As with many stouts, this one hosts a mild burnt toast smell and some light maltiness to the nose. However, when venturing for the first sip it is important to not allow the deep color and roasted aroma to beguile you into thinking you’re drinking something bigger than a lager. With that framework in mind, you can really appreciate what this has to offer.
The burnt aromas translate into a more roasted flavor with hints of charcoal. However, the body and flavor overall are very light and refreshing. A mild grassy hop flavor transitions in from the bitter of the charcoal and makes the experience crisp. The carbonation makes it a tad prickly, but it’s tolerable. There’s not a lot of depth beyond that, but I don’t think it needs it.

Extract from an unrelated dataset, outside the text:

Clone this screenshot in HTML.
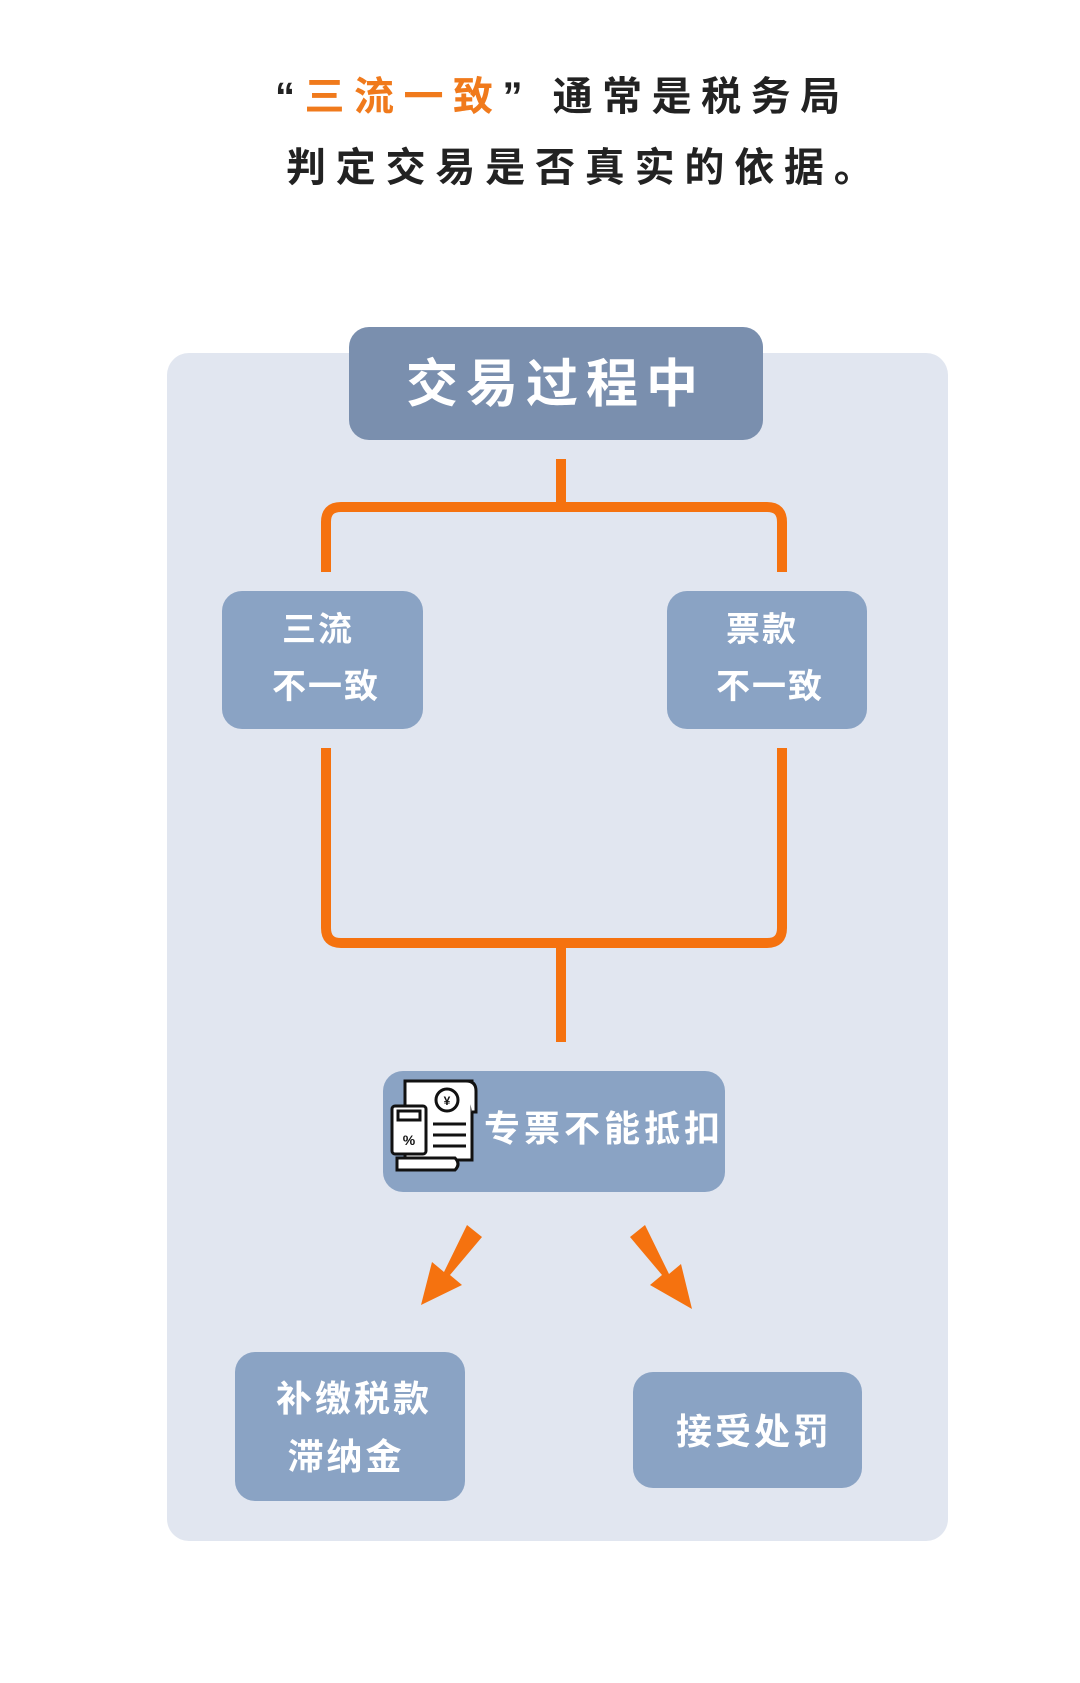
<!DOCTYPE html>
<html><head><meta charset="utf-8"><style>
html,body{margin:0;padding:0;background:#fff;}
svg{display:block;}
text{font-family:"Liberation Sans","Noto Sans CJK SC",sans-serif;font-weight:bold;}
</style></head><body>
<svg width="1080" height="1683" viewBox="0 0 1080 1683" xmlns="http://www.w3.org/2000/svg">
<rect width="1080" height="1683" fill="#fff"/>
<text x="275" y="110" font-size="40" letter-spacing="9.5" fill="#222">“<tspan fill="#f07a1c">三流一致</tspan>” 通常是税务局</text>
<text x="286" y="181" font-size="40" letter-spacing="9.8" fill="#222">判定交易是否真实的依据。</text>
<rect x="167" y="353" width="781" height="1188" rx="22" fill="#e1e6f0"/>
<rect x="349" y="327" width="414" height="113" rx="20" fill="#7a8fae"/>
<text x="556" y="402" font-size="52" letter-spacing="8" fill="#fff" text-anchor="middle">交易过程中</text>
<g fill="none" stroke="#f5720f" stroke-width="10">
<path d="M561 459 V507"/>
<path d="M326 572 V522 q0 -15 15 -15 H767 q15 0 15 15 V572"/>
<path d="M326 748 V928 q0 15 15 15 H767 q15 0 15 -15 V748"/>
<path d="M561 943 V1042"/>
</g>
<rect x="222" y="591" width="201" height="138" rx="20" fill="#8aa3c4"/>
<rect x="667" y="591" width="200" height="138" rx="20" fill="#8aa3c4"/>
<text x="318" y="641" font-size="34" fill="#fff" text-anchor="middle" letter-spacing="2">三流</text>
<text x="326" y="698" font-size="34" fill="#fff" text-anchor="middle" letter-spacing="2">不一致</text>
<text x="762" y="641" font-size="34" fill="#fff" text-anchor="middle" letter-spacing="2">票款</text>
<text x="770" y="698" font-size="34" fill="#fff" text-anchor="middle" letter-spacing="2">不一致</text>
<rect x="383" y="1071" width="342" height="121" rx="20" fill="#8aa3c4"/>
<g stroke="#111" stroke-width="3" fill="#fff">
<path d="M405 1081 H472 V1160 H405 Z"/>
<path d="M466 1081 q10 0 10 10 V1112 H472"/>
<path d="M397 1158 H455 q6 6 0 12 H397 Z"/>
<rect x="392" y="1106" width="34" height="48" rx="3"/>
<rect x="398" y="1111" width="22" height="9"/>
<circle cx="447" cy="1100" r="11"/>
</g>
<text x="409" y="1145" font-size="14" fill="#111" text-anchor="middle">%</text>
<text x="447" y="1105" font-size="12" fill="#111" text-anchor="middle">¥</text>
<g stroke="#111" stroke-width="3"><path d="M433 1124 H466 M433 1135 H466 M433 1146 H466"/></g>
<text x="484" y="1141" font-size="36" fill="#fff" letter-spacing="4">专票不能抵扣</text>
<g fill="#f5720f">
<path d="M467 1225 L482 1237 L450 1275 L462 1285 L421 1305 L432 1262 L444 1272 Z"/>
<path d="M645 1225 L630 1237 L662 1275 L650 1285 L692 1309 L681 1264 L669 1274 Z"/>
</g>
<rect x="235" y="1352" width="230" height="149" rx="20" fill="#8aa3c4"/>
<rect x="633" y="1372" width="229" height="116" rx="20" fill="#8aa3c4"/>
<text x="354" y="1411" font-size="36" fill="#fff" text-anchor="middle" letter-spacing="3">补缴税款</text>
<text x="346" y="1469" font-size="36" fill="#fff" text-anchor="middle" letter-spacing="3">滞纳金</text>
<text x="754" y="1444" font-size="36" fill="#fff" text-anchor="middle" letter-spacing="3">接受处罚</text>
</svg>
</body></html>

I’ve had better black lagers, but this is decent. It’s perfect for someone trying to stick with the Irish beers for the holiday but looking to avoid the bloat of the larger beers.
Guinness Extra Stout (6% ABV)
Though you might not anticipate it in a bottle without a rocket widget, be sure to pour the Guinness Extra Stout (GES) with caution. The head will shotgun out of your glass like you summoned the Kraken.
The GES is a slightly blacker black than the previous black beer. Unlike the smooth veneer of velvety head the standard stout produces, this head pours with the consistency of a slurpee. However, just like both of its predecessors, there’s not much to talk about in the nose. It’s just a soft, sweet roasted malt with maybe a hint of molasses.
The carbon flavors in this are more over the top than the previous lot. It has a moderately full body, with a slightly more syrupy texture than the others. The flavor is more nuanced, with notes of coffee and roasted malts, but what really resonates is the burnt bitterness. Its finish has a bit more staying power than previous entries.
This is sturdy and most certainly stout, but definitely forsakes some of the easy drinking of its companions for bigger, darker flavors. Approach with caution.